Secondly, impact in the organisation: Clients are keener than ever to the see the impact executive learning initiatives have in the organisation. “Both mid-market businesses and really big corporates can become quite internally focused, so they want their leaders to get an external perspective, which they get in an open programme setting with peers with similar needs but from a diverse mix of industries,” says Jonsson. “Coming on a programme like ours, to transition into a wider, more senior role with more discretion, is about not just what you do but also who you get to know.”
 
"The rhetoric around the value to the organisation of talent, engaging talent, helping talent to accelerate has become clearer over time."

Leadership development is a boardroom issue
Cranfield has seen a change in clients’ perspectives over the past five or six years, in that the need to develop potential talent has become a priority in organisations – leadership development has become a senior boardroom issue. “The rhetoric around the value to the organisation of talent, engaging talent, helping talent to accelerate has become clearer over time. And leadership pipeline/leadership transition language has become very embedded in organisations,” says Jonsson.
 
In recent years, informed by insights from behavioural science and neuroscience, executive development work on inter-personal and personal leadership skills has got more sophisticated and gained a higher prominence. It is now well understood that effective leadership involves a combination between business skills and personal mastery and this understanding is a motivating factor for clients to put their people on executive programmes.
 
Responding to how adults learn
There has also been a complete move away from ‘chalk and talk’. “In the Talent Development Programme, there is still a certain need for knowledge development and awareness raising, but the minute you get higher up, it's about andragogy. It's about learning by doing and by experience and by reflection. This is a noticeable change,” says Jonsson.

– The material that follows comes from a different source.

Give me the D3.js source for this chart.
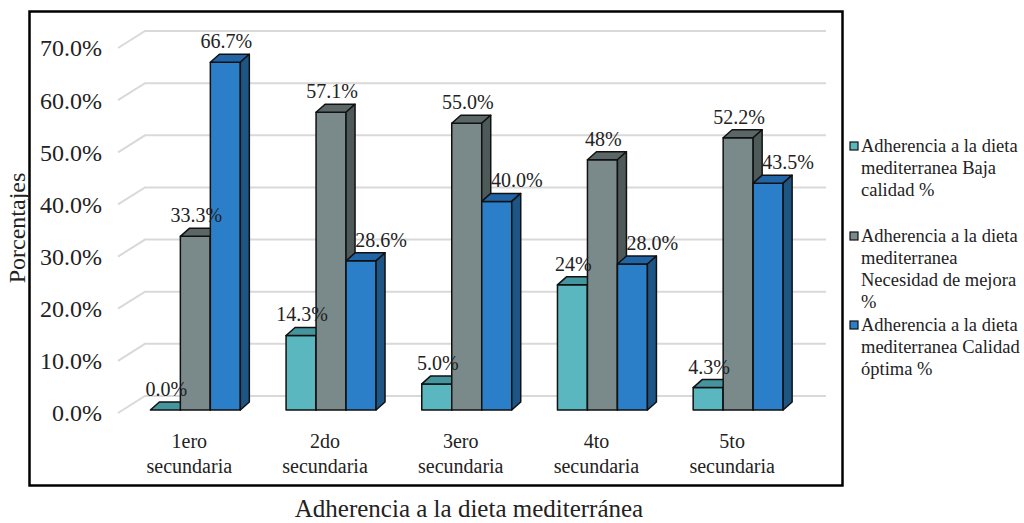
<!DOCTYPE html>
<html>
<head>
<meta charset="utf-8">
<script src="https://cdn.jsdelivr.net/npm/d3@7"></script>
<style>
  body { margin: 0; background: #fff; }
  text { font-family: "Liberation Serif", "Times New Roman", serif; fill: #222; }
</style>
</head>
<body>
<svg id="chart" width="1024" height="523"></svg>
<script>
// data
const categories = ["1ero secundaria", "2do secundaria", "3ero secundaria", "4to secundaria", "5to secundaria"];
const seriesNames = ["Baja", "Mejora", "Optima"];
const bajaValues = [0.0, 14.3, 5.0, 24, 4.3];
const mejoraValues = [33.3, 57.1, 55.0, 48, 52.2];
const optimaValues = [66.7, 28.6, 40.0, 28.0, 43.5];
const bajaLabels = ["0.0%", "14.3%", "5.0%", "24%", "4.3%"];
const mejoraLabels = ["33.3%", "57.1%", "55.0%", "48%", "52.2%"];
const optimaLabels = ["66.7%", "28.6%", "40.0%", "28.0%", "43.5%"];
const yTicks = [0, 10, 20, 30, 40, 50, 60, 70];
const legendLines = [
  ["Adherencia a la dieta", "mediterranea Baja", "calidad %"],
  ["Adherencia a la dieta", "mediterranea", "Necesidad de mejora", "%"],
  ["Adherencia a la dieta", "mediterranea Calidad", "óptima %"]
];

const colors = {
  Baja:   { front: "#5BB7BF", top: "#44959D", side: "#3A8088" },
  Mejora: { front: "#7A8A8A", top: "#5B6766", side: "#4E5A59" },
  Optima: { front: "#2B7FC8", top: "#2265A6", side: "#1D5584" }
};

const values = { Baja: bajaValues, Mejora: mejoraValues, Optima: optimaValues };
const labels = { Baja: bajaLabels, Mejora: mejoraLabels, Optima: optimaLabels };

const svg = d3.select("#chart");

// outer frame
svg.append("rect")
  .attr("x", 29.5).attr("y", 11.5)
  .attr("width", 813).attr("height", 474)
  .attr("fill", "none").attr("stroke", "#000").attr("stroke-width", 2.5);

const y = d3.scaleLinear().domain([0, 70]).range([410, 45]);
const x = d3.scaleBand().domain(categories).range([127.5, 806])
  .paddingInner(0.337).paddingOuter(0.1685);
const xs = d3.scaleBand().domain(seriesNames).range([0, x.bandwidth()]);

// walls: side + back gridlines
const g = svg.append("g");
g.selectAll(".grid")
  .data(yTicks)
  .enter().append("path")
  .attr("class", "grid")
  .attr("d", d => "M118," + (y(d) + 3) + " L145," + (y(d) - 14) + " H826")
  .attr("fill", "none")
  .attr("stroke", "#D9D9D9")
  .attr("stroke-width", 2);

// y tick labels
svg.selectAll(".ytick")
  .data(yTicks)
  .enter().append("text")
  .attr("class", "ytick")
  .attr("x", 102)
  .attr("y", d => y(d) + 3)
  .attr("dy", "0.35em")
  .attr("text-anchor", "end")
  .style("font-size", "24px")
  .text(d => d3.format(".1%")(d / 100));

// 3d bars
const dx = 9, dy = -8;
const bars = [];
categories.forEach((c, i) => {
  seriesNames.forEach((s, j) => {
    const prev = j > 0 ? values[seriesNames[j - 1]][i] : -1;
    bars.push({ cat: c, s: s, v: values[s][i], label: labels[s][i], shifted: prev > values[s][i] && j == 2 });
  });
});

const barG = svg.append("g");
bars.forEach(b => {
  const x0 = x(b.cat) + xs(b.s);
  const w = xs.bandwidth();
  const yt = y(b.v), yb = y(0);
  const col = colors[b.s];
  const bg = barG.append("g").attr("stroke", "#111").attr("stroke-width", 1.5).attr("stroke-linejoin", "round");
  bg.append("rect")
    .attr("x", x0).attr("y", yt)
    .attr("width", w).attr("height", yb - yt)
    .attr("fill", col.front);
  bg.append("polygon")
    .attr("points", [[x0, yt], [x0 + dx, yt + dy], [x0 + w + dx, yt + dy], [x0 + w, yt]].join(" "))
    .attr("fill", col.top);
  bg.append("polygon")
    .attr("points", [[x0 + w, yt], [x0 + w + dx, yt + dy], [x0 + w + dx, yb + dy], [x0 + w, yb]].join(" "))
    .attr("fill", col.side);
});

// data labels (the ones next to a taller neighbour sit a bit to the right)
svg.selectAll(".dlabel")
  .data(bars)
  .enter().append("text")
  .attr("class", "dlabel")
  .attr("x", d => x(d.cat) + xs(d.s) + xs.bandwidth() / 2 + (d.shifted ? 20 : 1))
  .attr("y", d => y(d.v) - 14)
  .attr("text-anchor", "middle")
  .style("font-size", "20px")
  .text(d => d.label);

// category labels
const catText = svg.selectAll(".cat")
  .data(categories)
  .enter().append("text")
  .attr("class", "cat")
  .attr("text-anchor", "middle")
  .style("font-size", "20px");
catText.selectAll("tspan")
  .data(d => d.split(" ").map(t => ({ t: t, c: d })))
  .enter().append("tspan")
  .attr("x", d => x(d.c) + x.bandwidth() / 2 - 6)
  .attr("y", (d, i) => 448 + i * 25)
  .text(d => d.t);

// axis titles
svg.append("text")
  .attr("transform", "translate(25,228) rotate(-90)")
  .attr("text-anchor", "middle")
  .style("font-size", "24px")
  .text("Porcentajes");

svg.append("text")
  .attr("x", 469).attr("y", 517)
  .attr("text-anchor", "middle")
  .style("font-size", "25px")
  .text("Adherencia a la dieta mediterránea");

// legend
const legendTop = [146, 236, 325];
const legend = svg.selectAll(".legend")
  .data(seriesNames)
  .enter().append("g")
  .attr("class", "legend")
  .attr("transform", (d, i) => "translate(850," + legendTop[i] + ")");
legend.append("rect")
  .attr("x", 0).attr("y", -4)
  .attr("width", 8).attr("height", 8)
  .attr("fill", d => colors[d].front)
  .attr("stroke", "#111").attr("stroke-width", 1.2);
legend.append("text")
  .style("font-size", "18.5px")
  .selectAll("tspan")
  .data((d, i) => legendLines[i])
  .enter().append("tspan")
  .attr("x", 11)
  .attr("y", (d, i) => 6 + i * 22)
  .text(d => d);
</script>
</body>
</html>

According to Jonsson the Talent Development Programme “flies off the shelf,” with some larger organisations using it as part of their talent management strategy, linking it to their organisational processes internally. The programme helps them identify the potential talent they will invest in for the future, on the understanding it then becomes up to the individual whether they have the drive needed to realise that potential.
 
The General Management Programme is for established functional managers now needing to widen out their sphere of influence, to work more broadly across functions and take people with them, sometimes without authority. With its links to Cranfield University, one on the UK’s leading centres of engineering and technology, the School of Management often attracts engineering managers or heads of IT, who as technical experts have achieved a lot and might be ambitious, need help to improve their ability to influence others, engage on the interpersonal level, and develop the self-knowledge and self-insight needed to be successful leaders.

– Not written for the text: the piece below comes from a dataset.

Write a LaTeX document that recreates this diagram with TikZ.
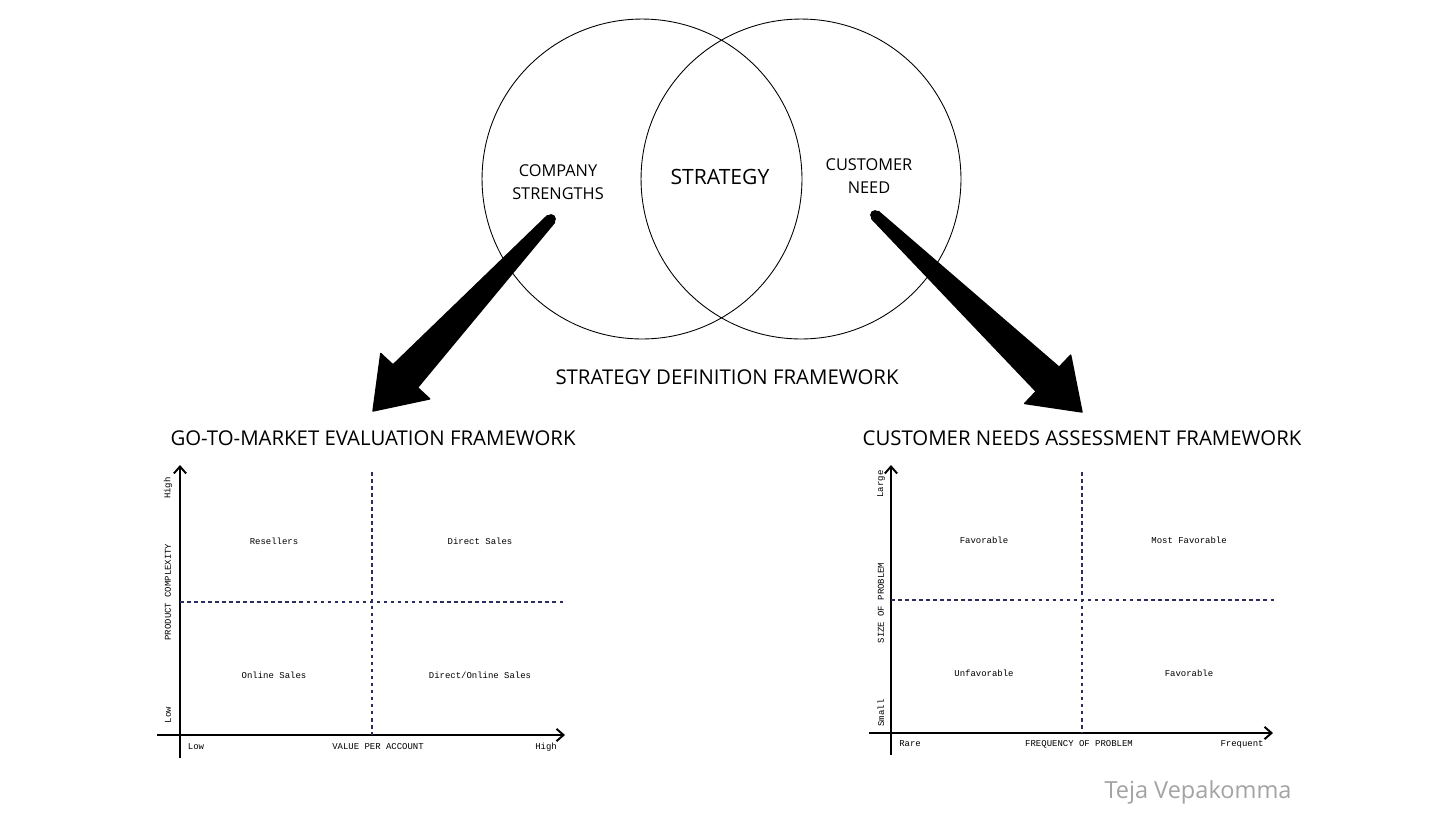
\documentclass[tikz,border=0pt]{standalone}
\usepackage{fontspec}
\setmainfont{Open Sans}
\newfontfamily\plexmono{Liberation Mono}
\usetikzlibrary{calc, arrows.meta, positioning}
\definecolor{gridnavy}{HTML}{2B2D5E}
\definecolor{signgray}{HTML}{A3A3A3}
\tikzset{
   ring/.style={draw, circle, line width=0.5pt, minimum size=6.4cm, inner sep=0pt},
   venntext/.style={align=center, font=\fontsize{9.3}{13}\selectfont},
   title/.style={font=\fontsize{11.6}{14}\selectfont},
   axis/.style={line width=1.1pt, -{Straight Barb[length=4pt, width=7pt]}},
   split/.style={gridnavy, dashed, dash pattern=on 2pt off 2pt, line width=0.6pt},
   cell/.style={font=\plexmono\fontsize{5.1}{6}\selectfont},
   tick/.style={font=\plexmono\fontsize{5.1}{6}\selectfont}
}
% tapered black arrow from tail (#1) to tip (#2)
\newcommand{\fatarrow}[2]{%
   \coordinate (base) at ($(#2)!27pt!(#1)$);
   \filldraw[line width=0.8pt, line join=round]
      ($(#1)!2.8pt!90:(#2)$) -- ($(base)!9.5pt!90:(#2)$) -- ($(base)!19pt!90:(#2)$)
      -- (#2) -- ($(base)!19pt!-90:(#2)$) -- ($(base)!9.5pt!-90:(#2)$)
      -- ($(#1)!2.8pt!-90:(#2)$) -- cycle;
   \fill (#1) circle (2.8pt);
}

\begin{document}
\begin{tikzpicture}[x=0.02cm, y=-0.02cm]
   \useasboundingbox (0,0) rectangle (1456,819);
   % Venn
   \node[ring] (strengths) at (642,179) {};
   \node[ring] (need) at (801,179) {};
   \node[venntext] (strengthstext) at (558,182) {COMPANY\\STRENGTHS};
   \node[font=\fontsize{12}{14}\selectfont] (strategy) at (720,177) {STRATEGY};
   \node[venntext] (needtext) at (869,176) {CUSTOMER\\NEED};
   \node[title] (definition) at (727,377) {STRATEGY DEFINITION FRAMEWORK};

   % Arrows down to the two frameworks
   \coordinate (ltail) at (551,219);
   \coordinate (lhead) at (373,411);
   \coordinate (rtail) at (875,215);
   \coordinate (rhead) at (1082,412);
   \fatarrow{ltail}{lhead}
   \fatarrow{rtail}{rhead}

   % Go-to-market chart
   \node[title] (gotitle) at (373,438) {GO-TO-MARKET EVALUATION FRAMEWORK};
   \draw[axis] (180,758) -- (180,465);
   \draw[axis] (157,735) -- (565,735);
   \draw[split] (372,472) -- (372,735);
   \draw[split] (180,602) -- (563,602);
   \node[cell] (resellers) at (274,541) {Resellers};
   \node[cell] (direct) at (480,541) {Direct Sales};
   \node[cell] (online) at (274,675) {Online Sales};
   \node[cell] (mixed) at (480,675) {Direct/Online Sales};
   \node[tick, rotate=90] (ghigh) at (168,488) {High};
   \node[tick, rotate=90] (complexity) at (168,592) {PRODUCT COMPLEXITY};
   \node[tick, rotate=90] (glow) at (168,715) {Low};
   \node[tick] (vlow) at (196,747) {Low};
   \node[tick] (value) at (378,747) {VALUE PER ACCOUNT};
   \node[tick] (vhigh) at (546,747) {High};

   % Customer needs chart
   \node[title] (needtitle) at (1082,438) {CUSTOMER NEEDS ASSESSMENT FRAMEWORK};
   \draw[axis] (891,755) -- (891,465);
   \draw[axis] (869,733) -- (1273,733);
   \draw[split] (1082,472) -- (1082,733);
   \draw[split] (891,600) -- (1275,600);
   \node[cell] (fav) at (984,540) {Favorable};
   \node[cell] (mostfav) at (1189,540) {Most Favorable};
   \node[cell] (unfav) at (984,673) {Unfavorable};
   \node[cell] (fav2) at (1189,673) {Favorable};
   \node[tick, rotate=90] (large) at (881,484) {Large};
   \node[tick, rotate=90] (size) at (881,603) {SIZE OF PROBLEM};
   \node[tick, rotate=90] (small) at (881,713) {Small};
   \node[tick] (rare) at (910,744) {Rare};
   \node[tick] (frequency) at (1079,744) {FREQUENCY OF PROBLEM};
   \node[tick] (frequent) at (1242,744) {Frequent};

   % Signature
   \node[signgray, font=\fontsize{13.4}{15}\selectfont] (sign) at (1198,792) {Teja Vepakomma};
\end{tikzpicture}
\end{document}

On three of the programmes – Talent Development, General Management and Into Director – Cranfield partners with Mercuri Urval. Mercuri Urval offers a suite of instruments and coaching sessions to each individual participant, enabling them to understand their own potential, where they are in terms of motivation and drive, and link this directly into the programme that they are on. According to Jonsson, “This creates a career development platform for them… What it does very well is it predicts: what is my potential and ability to, say, in three years’ time, take up a director role? or what do I really need to develop to be able to realise my true potential?”
 
"By immersive, we mean the intensity of learning experience, working on the cognitive, behavioural and values levels, and on personal capabilities."
 
Finding your purpose
The Purpose experience is new and comes about from discussions had over many years with senior leaders of big organisations – CEOs and PLC board directors – who can often feel they are flying solo. They have been in very structured, high profile, corporate environments for probably their whole career, and are now being invited to contribute more widely by joining think-tanks, or becoming non-executive board directors, or chairing charities or boards of governors – new settings in which they can feel lost. This Purpose ‘experience’ (Jonsson hesitates to call it a programme) offers these senior people the chance to spend time with like-minded people, and build an anchoring network, and through deep introspection and reflection to find the inner purpose that can help them set a course for the final part of their careers.
 
Intensity of learning experience 
Commenting on the pedagogy underpinning the refreshed programme portfolio, Jonsson stresses the importance of the ‘immersive’ element. “By immersive, we mean the intensity of learning experience, working on the cognitive, behavioural and values levels, and on personal capabilities. It's about the intensity of introspection, learning new ideas, trying out thinking and doing… So it's a lot of exploration, experimentation, experiential exercises and reflective sessions.”
 
The aim of this approach is to close the gap between what is learnt and how it is implemented – the knowing/doing gap. Immersive is about taking experiential learning and weaving it into the participant’s own work – applying new theoretical knowledge to the real world – and building the capabilities needed to do that. “Any time you try to do an initiative, you have to have very deep change capabilities, or influencing capabilities and engagement with people. So that's how it's all very interwoven and becomes immersive,” says Jonsson.
 
Technological advances in how we learn 
Technology provides a further way the pedagogy has been refreshed. Moving the portfolio onto an electronic platform called Canvas, not only enables greater flexibility and convenience in delivery but also allows for programme participants to interact with faculty and amongst themselves more fully than before.
 
"All our research shows that what makes the difference is the engagement of the organisation and the line managers."
 
The all-important return on investment
Finally, Jonsson stresses the importance Cranfield places on measuring impact – to ensure the learning experience has a long-term impact not only for the individual but for the organisation too. There are two formal review points for each participant. The first one, face-to-face three months after the programme, confirms a detailed plan signed off with the participant’s sponsor, focuses on what they both observed in terms of changes from the programme. The second involves people coming together in small facilitated action learning groups to share what they have tried and how it's gone.
 
The other key component in terms of impact is the commitment of the client organisation to supporting the programme participants and to taking on board new ideas and new practices they can bring. “All our research shows that what makes the difference is the engagement of the organisation and the line managers,” says Jonsson.